Cuantas veces pasa el Evangelio por nuestras vidas y seguimos siendo como los judíos del tiempo de Isaías que se nos reflejan en el propio pasaje evangélico, por mucho que oían y veían ni entendían ni percibían nada, porque tenían la mente embotada y los oídos y los ojos cerrados.
Puede más el exterior, pueden más los ruidos de fuera, cuantas cosas se nos ofrecen a nuestros ojos, las preocupaciones y ocupaciones que nos llenan, que me llena, pueden más que la Palabra que Tú me sigues mandando, una y otra vez, como la lluvia y la nieve, pero si la tierra se empapa, yo me resisto a empaparme de Ti, a llenarme de Ti, a rebosar de Ti, y es sencillamente porque o lo demás o Tú y ¡cuántas veces elijo las otras cosas y no a Ti!
Haya que reconocer que nuestros comportamientos están recogidos en esa casuística de la parábola y que unas veces somos la tierra del camino, la pedregosa o la que tenemos poco fondo y otras, porque no, sí devolvemos cuanto se nos ha dado, si cumplo con la voluntad de Dios sobre mi vida, sobre mi momento y son cuantas veces ayudo, cuantas veces soy compasivo, cuantas veces digo una palabra de aliento, un saludo, un simple paseo, en definitiva cuantas veces amo a los demás.
Señor quisiera estar en ese grupo de los discípulos, que los entendidos dicen que era un número mayor de los doce, para dialogar contigo, para escuchar en la intimidad tu Palabra y vivir tu vida y esa oportunidad me la das en la oración, Tú me buscas porque pones en mí la inquietud, el deseo, me sales al encuentro y solo tengo que entrar en ese círculo de amistad, para entrar en las entrañas del tu Reino y así, como dice el salmo “riegas los surcos, iguales los terrones, tu llovizna los deja mullidos, bendices sus brotes”
Gracias Señor, porque me cuidas, gracias Señor porque me llevas por el sendero justo, gracias Señor porque me das la vida y cuida de mi salud, gracias Señor por la familia, gracias Señor por los amigos y todas las personas que me rodean y que me dan el bien que Tú haces que me den: que se bran mis ojos, que se abran mis oídos, para verte y escucharte en cada momento.
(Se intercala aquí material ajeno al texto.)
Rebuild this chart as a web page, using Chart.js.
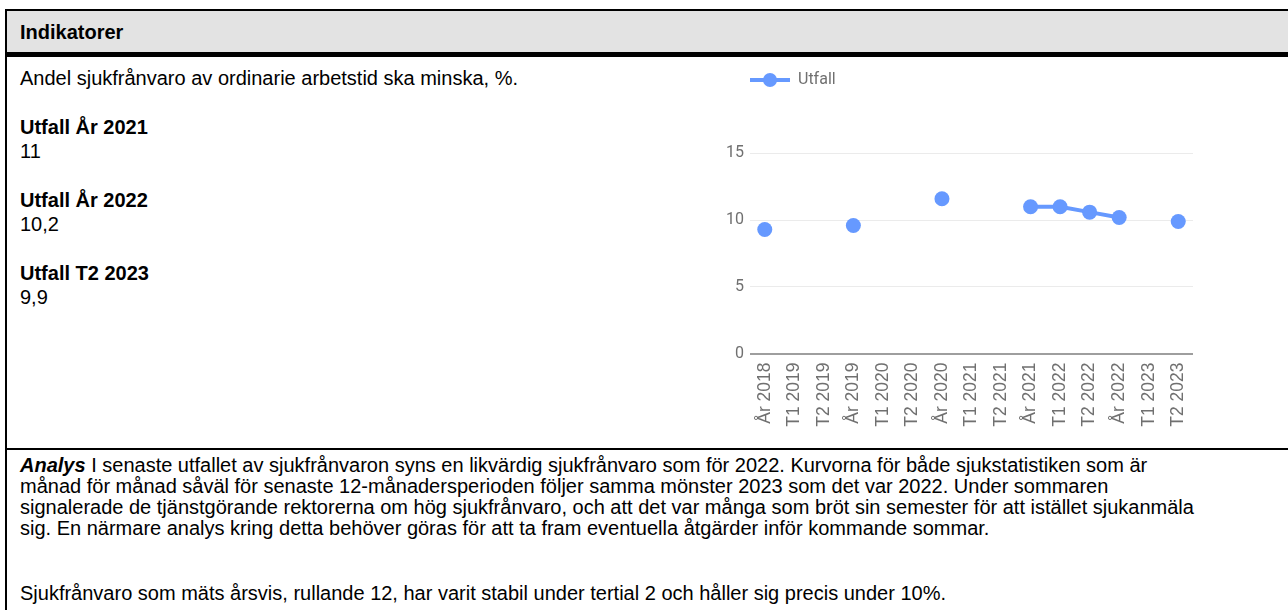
<!DOCTYPE html>
<html lang="sv">
<head>
<meta charset="utf-8">
<script src="https://cdn.jsdelivr.net/npm/chart.js@4/dist/chart.umd.min.js"></script>
<style>
  html, body { margin: 0; padding: 0; background: #fff; }
  body { width: 1288px; height: 610px; position: relative; overflow: hidden;
         font-family: "Liberation Sans", Arial, sans-serif; font-size: 20px; color: #000; }
  .ram { position: absolute; left: 5px; top: 9px; width: 1400px; height: 700px;
         border-left: 2px solid #000; border-top: 2px solid #000; }
  .rubrik { position: absolute; left: 7px; top: 11px; width: 1281px; height: 41px;
            background: #e3e3e3; border-bottom: 5px solid #000; }
  .rubrik span { position: absolute; left: 13px; top: 9px; font-weight: bold; line-height: 24px; }
  .vanster { position: absolute; left: 20px; top: 66px; line-height: 24px; white-space: nowrap; }
  .vanster p { margin: 0 0 25px 0; }
  .linje { position: absolute; left: 7px; top: 448px; width: 1281px; height: 2px; background: #000; }
  .analys { position: absolute; left: 20px; top: 454.5px; line-height: 21px; white-space: nowrap; }
  .analys p { margin: 0 0 44px 0; }
  #graf-wrap { position: absolute; left: 700px; top: 22px; width: 588px; height: 426px; }
</style>
</head>
<body>
<div class="ram"></div>
<div class="rubrik"><span>Indikatorer</span></div>

<div class="vanster">
  <p>Andel sjukfrånvaro av ordinarie arbetstid ska minska, %.</p>
  <p><b>Utfall År 2021</b><br>11</p>
  <p><b>Utfall År 2022</b><br>10,2</p>
  <p><b>Utfall T2 2023</b><br>9,9</p>
</div>

<div class="linje"></div>

<div class="analys">
  <p><b><i>Analys</i></b> I senaste utfallet av sjukfrånvaron syns en likvärdig sjukfrånvaro som för 2022. Kurvorna för både sjukstatistiken som är<br>
  månad för månad såväl för senaste 12-månadersperioden följer samma mönster 2023 som det var 2022. Under sommaren<br>
  signalerade de tjänstgörande rektorerna om hög sjukfrånvaro, och att det var många som bröt sin semester för att istället sjukanmäla<br>
  sig. En närmare analys kring detta behöver göras för att ta fram eventuella åtgärder inför kommande sommar.</p>
  <p>Sjukfrånvaro som mäts årsvis, rullande 12, har varit stabil under tertial 2 och håller sig precis under 10%.</p>
</div>

<div id="graf-wrap"><canvas id="graf-utfall" width="588" height="426"></canvas></div>

<script>
// DATA
const kategorier = ['År 2018', 'T1 2019', 'T2 2019', 'År 2019', 'T1 2020', 'T2 2020', 'År 2020',
                    'T1 2021', 'T2 2021', 'År 2021', 'T1 2022', 'T2 2022', 'År 2022', 'T1 2023', 'T2 2023'];
const utfall = [9.3, null, null, 9.6, null, null, 11.6, null, null, 11.0, 11.0, 10.6, 10.2, null, 9.9];
const yTicks = [0, 5, 10, 15];
const serieNamn = 'Utfall';

const FARG = '#6699ff';
const TEXTFARG = '#707070';

// ikon för legenden: linje med punkt i mitten
function skapaLegendIkon(farg) {
    const c = document.createElement('canvas');
    c.width = 40;
    c.height = 16;
    const g = c.getContext('2d');
    g.strokeStyle = farg;
    g.lineWidth = 4;
    g.beginPath();
    g.moveTo(0, 8);
    g.lineTo(40, 8);
    g.stroke();
    g.fillStyle = farg;
    g.beginPath();
    g.arc(20, 8, 7, 0, Math.PI * 2);
    g.fill();
    return c;
}

function ritaGrafUtfall() {
    const ctx = document.getElementById('graf-utfall').getContext('2d');
    const ikon = skapaLegendIkon(FARG);

    const data = {
        labels: kategorier,
        datasets: [{
            label: serieNamn,
            data: utfall,
            borderColor: FARG,
            backgroundColor: FARG,
            borderWidth: 4,
            pointRadius: 7.5,
            pointHoverRadius: 7.5,
            pointBorderWidth: 0,
            spanGaps: false,
            tension: 0
        }]
    };

    const options = {
        responsive: false,
        animation: false,
        devicePixelRatio: 1,
        layout: { padding: { left: 0, right: 95, top: 0, bottom: 0 } },
        plugins: {
            tooltip: { enabled: false },
            legend: {
                position: 'top',
                align: 'start',
                labels: {
                    usePointStyle: true,
                    pointStyleWidth: 40,
                    padding: 50,
                    color: TEXTFARG,
                    font: { family: 'Roboto', size: 16 },
                    generateLabels: (chart) => {
                        const items = Chart.defaults.plugins.legend.labels.generateLabels(chart);
                        items.forEach(it => { it.pointStyle = ikon; it.fontColor = TEXTFARG; });
                        return items;
                    }
                }
            }
        },
        scales: {
            x: {
                offset: true,
                grid: { display: false, drawTicks: false },
                border: { display: false },
                ticks: {
                    autoSkip: false,
                    minRotation: 90,
                    maxRotation: 90,
                    padding: 9,
                    color: TEXTFARG,
                    font: { family: 'Liberation Sans', size: 17.5 }
                },
                afterFit: (scale) => { scale.height = 94.5; }
            },
            y: {
                min: 0,
                max: 19.16,
                border: { display: false },
                grid: {
                    drawTicks: false,
                    color: (c) => c.tick && c.tick.value === 0 ? '#9e9e9e' : '#ebebeb',
                    lineWidth: (c) => c.tick && c.tick.value === 0 ? 2 : 1
                },
                ticks: {
                    padding: 6,
                    color: TEXTFARG,
                    font: { family: 'Roboto', size: 16 }
                },
                afterBuildTicks: (scale) => { scale.ticks = yTicks.map(v => ({ value: v })); },
                afterFit: (scale) => { scale.width = 50; }
            }
        }
    };

    new Chart(ctx, { type: 'line', data: data, options: options });
}

ritaGrafUtfall();
</script>
</body>
</html>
María, Madre de todos los hombres, ayúdanos a decir AMEN
Según el profeta Isaías la Palabra de Dios es como la lluvia y la nieve que empapan la tierra, la fecundan y la hacen germinar. Pero la parábola de Jesús nos enseña que no toda tierra es adecuada para la semilla, que a veces es devorada por los pájaros, otras se seca abrasada por el sol o perece ahogada por las zarzas. El salmo responsorial apunta que es en la tierra buena donde la semilla da fruto.
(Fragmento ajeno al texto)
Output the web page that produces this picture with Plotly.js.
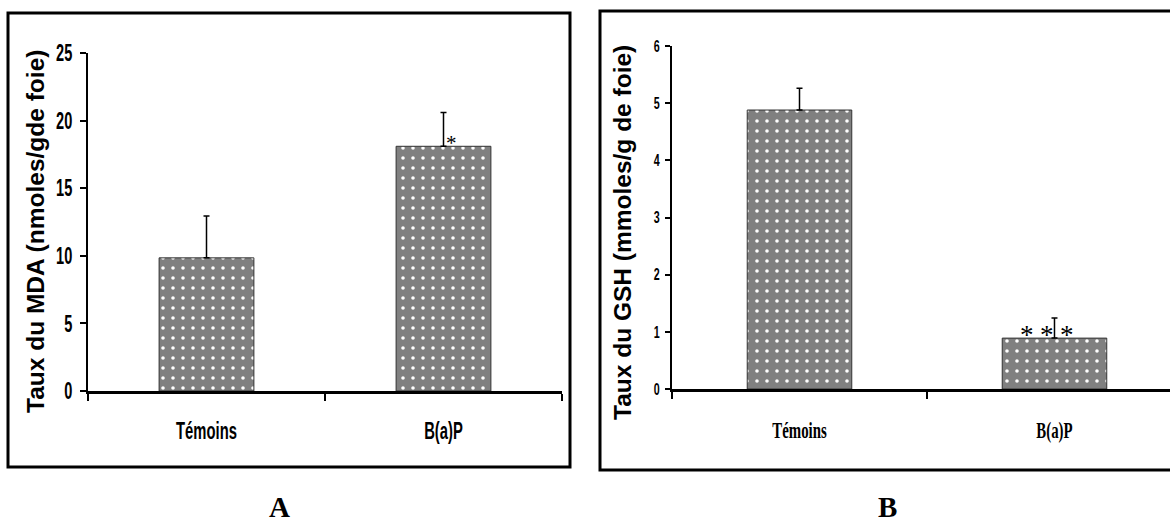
<!DOCTYPE html>
<html>
<head>
<meta charset="utf-8">
<script src="https://cdn.plot.ly/plotly-3.0.1.min.js"></script>
<style>html,body{margin:0;padding:0;background:#fff;}#chart{width:1170px;height:528px;}</style>
</head>
<body>
<div id="chart"></div>
<script>
// ---- data ----
var categories = ["Témoins", "B(a)P"];
var mdaValues = [9.85, 18.1];
var mdaErrors = [3.1, 2.5];
var gshValues = [4.88, 0.89];
var gshErrors = [0.38, 0.35];
var mdaTicks = [0, 5, 10, 15, 20, 25];
var gshTicks = [0, 1, 2, 3, 4, 5, 6];
var mdaTitle = "Taux du MDA (nmoles/gde foie)";
var gshTitle = "Taux du GSH (mmoles/g de foie)";
var panelLabels = ["A", "B"];

var W = 1170, H = 528;
function px(x) { return x / W; }
function py(y) { return (H - y) / H; }

var sans = "Liberation Sans, Arial, sans-serif";
var serif = "Liberation Serif, Times New Roman, serif";

var pattern = {shape: ".", fgcolor: "#ffffff", bgcolor: "#808080", size: 10, solidity: 0.1, fillmode: "replace"};

var traces = [
  {
    type: "bar", x: categories, y: mdaValues, xaxis: "x", yaxis: "y", width: 0.4,
    marker: {color: "#808080", pattern: pattern, line: {color: "#333", width: 1}},
    error_y: {type: "data", symmetric: false, array: mdaErrors, arrayminus: [0, 0], color: "#000", thickness: 1.5, width: 3},
    hoverinfo: "skip", showlegend: false
  },
  {
    type: "bar", x: categories, y: gshValues, xaxis: "x2", yaxis: "y2", width: 0.41,
    marker: {color: "#808080", pattern: pattern, line: {color: "#333", width: 1}},
    error_y: {type: "data", symmetric: false, array: gshErrors, arrayminus: [0, 0], color: "#000", thickness: 1.5, width: 3},
    hoverinfo: "skip", showlegend: false
  }
];

var boxLine = {color: "#000", width: 3};
var layout = {
  width: W, height: H,
  margin: {l: 0, r: 0, t: 0, b: 0},
  paper_bgcolor: "#fff", plot_bgcolor: "rgba(0,0,0,0)",
  showlegend: false,
  xaxis: {
    domain: [px(88), px(562)], anchor: "y", type: "category", range: [-0.5, 1.5],
    showline: true, linecolor: "#000", linewidth: 3, showgrid: false, zeroline: false,
    ticks: "outside", tickson: "boundaries", ticklen: 7, tickwidth: 2, tickcolor: "#000",
    tickfont: {family: sans, size: 23.5, color: "#000", weight: "bold"}, ticklabelstandoff: 17,
    fixedrange: true
  },
  yaxis: {
    domain: [py(391), py(53)], anchor: "x", range: [0, 25], tickvals: mdaTicks,
    showline: true, linecolor: "#000", linewidth: 2, showgrid: false, zeroline: false,
    ticks: "outside", ticklen: 6, tickwidth: 2, tickcolor: "#000",
    tickfont: {family: sans, size: 23.5, color: "#000", weight: "bold"}, ticklabelstandoff: 3,
    fixedrange: true
  },
  xaxis2: {
    domain: [px(672), 1], anchor: "y2", type: "category", range: [-0.5, 1.453],
    showline: true, linecolor: "#000", linewidth: 3, showgrid: false, zeroline: false,
    ticks: "outside", tickson: "boundaries", ticklen: 7, tickwidth: 2, tickcolor: "#000",
    tickfont: {family: serif, size: 22.5, color: "#000", weight: "bold"}, ticklabelstandoff: 19,
    fixedrange: true
  },
  yaxis2: {
    domain: [py(389), py(46)], anchor: "x2", range: [0, 6], tickvals: gshTicks,
    showline: true, linecolor: "#000", linewidth: 2, showgrid: false, zeroline: false,
    ticks: "outside", ticklen: 5, tickwidth: 2, tickcolor: "#000",
    tickfont: {family: sans, size: 16.5, color: "#000", weight: "bold"}, ticklabelstandoff: 2,
    fixedrange: true
  },
  shapes: [
    {type: "rect", xref: "paper", yref: "paper", x0: px(8), x1: px(570), y0: py(467), y1: py(13), line: boxLine},
    {type: "rect", xref: "paper", yref: "paper", x0: px(600), x1: px(1200), y0: py(470), y1: py(11), line: boxLine}
  ],
  annotations: [
    {xref: "paper", yref: "paper", x: px(35), y: py(232), xanchor: "center", yanchor: "middle", text: mdaTitle, textangle: -90, showarrow: false,
     font: {family: sans, size: 24.5, color: "#000", weight: "bold"}},
    {xref: "paper", yref: "paper", x: px(622), y: py(233), xanchor: "center", yanchor: "middle", text: gshTitle, textangle: -90, showarrow: false,
     font: {family: sans, size: 24.5, color: "#000", weight: "bold"}},
    {xref: "x", yref: "y", x: categories[1], y: mdaValues[1], text: "*", showarrow: false, xshift: 7.5, yshift: 3, xanchor: "center", yanchor: "middle",
     font: {family: serif, size: 21, color: "#000"}},
    {xref: "x2", yref: "y2", x: categories[1], y: gshValues[1], text: "*", showarrow: false, xshift: -27.5, yshift: 3, xanchor: "center", yanchor: "middle",
     font: {family: serif, size: 27, color: "#000"}},
    {xref: "x2", yref: "y2", x: categories[1], y: gshValues[1], text: "*", showarrow: false, xshift: -7.5, yshift: 3, xanchor: "center", yanchor: "middle",
     font: {family: serif, size: 27, color: "#000"}},
    {xref: "x2", yref: "y2", x: categories[1], y: gshValues[1], text: "*", showarrow: false, xshift: 12.5, yshift: 3, xanchor: "center", yanchor: "middle",
     font: {family: serif, size: 27, color: "#000"}},
    {xref: "paper", yref: "paper", x: px(279), y: py(507), xanchor: "center", yanchor: "middle", text: panelLabels[0], showarrow: false,
     font: {family: serif, size: 29, color: "#000", weight: "bold"}},
    {xref: "paper", yref: "paper", x: px(887), y: py(507), xanchor: "center", yanchor: "middle", text: panelLabels[1], showarrow: false,
     font: {family: serif, size: 29, color: "#000", weight: "bold"}}
  ]
};

// condense tick labels horizontally (the source figure uses narrow, tall lettering)
function condense(selector, sx) {
  document.querySelectorAll(selector).forEach(function (t) {
    var x = parseFloat(t.getAttribute("x")) || 0;
    var y = parseFloat(t.getAttribute("y")) || 0;
    var tr = t.getAttribute("transform") || "";
    t.setAttribute("transform", tr + " translate(" + x + "," + y + ") scale(" + sx + ",1) translate(" + (-x) + "," + (-y) + ")");
  });
}

Plotly.newPlot("chart", traces, layout, {displayModeBar: false, staticPlot: true}).then(function () {
  condense(".xtick text", 0.63);
  condense(".ytick text", 0.62);
  condense(".x2tick text", 0.66);
  condense(".y2tick text", 0.65);
});
</script>
</body>
</html>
Me gusta contemplar en el salmo a Dios, sembrador afanoso que trabaja la tierra con primor, esmero y dedicación. La cuida, la riega, prepara los trigales, riega los surcos, iguala los terrones y bendice los brotes. Y yo me siento esa tierra privilegiada labrada con mimo por sus manos, que llevan a cabo su tarea con suavidad y ternura, cuando de aliviar con agua se trata, y con firmeza cuando toca arrancar espinas y abrojos o corregir desigualdades y desniveles de terreno.
También Pablo sabe de sembrar en muchas tierras distintas y de cosechas desiguales: el cien por cien, un sesenta, un treinta... Y después de emplearse a fondo en su labor y de beber hasta el borde cálices de éxitos y fracasos, gozos y dolores, considera que los trabajos del presente no pesan lo que la gloria que un día se nos descubrirá. Hermosa perspectiva para quien quiere sembrar...
La explicación que da Jesús de la parábola se refiere a los que escuchamos la Palabra, al modo de hacerlo. La calidad de nuestra tierra que acoge la semilla es la de nuestra escucha. La Palabra puede empapar, fecundar y hacer germinar, pero en nosotros está abrirnos a su acción beneficiosa y dejar que cumpla su misión. Solo se nos pide escuchar con constancia, sin sucumbir ante las dificultades o persecuciones. Meditar la Palabra y guardarla en el corazón para que no la ahoguen los afanes de la vida ni la seduzcan las riquezas. Dejarse penetrar por ella como algo vivo, que transforma desde los tuétanos, inquieta, conmueve, empuja...
Me acuerdo muchas veces de San Antonio, que al entrar en una iglesia y escuchar el evangelio comenzó a orientar su vida según él. La Palabra cayó en tierra buena.
Nadie más interesado que el sembrador en que la semilla dé fruto. El nuestro es el mejor.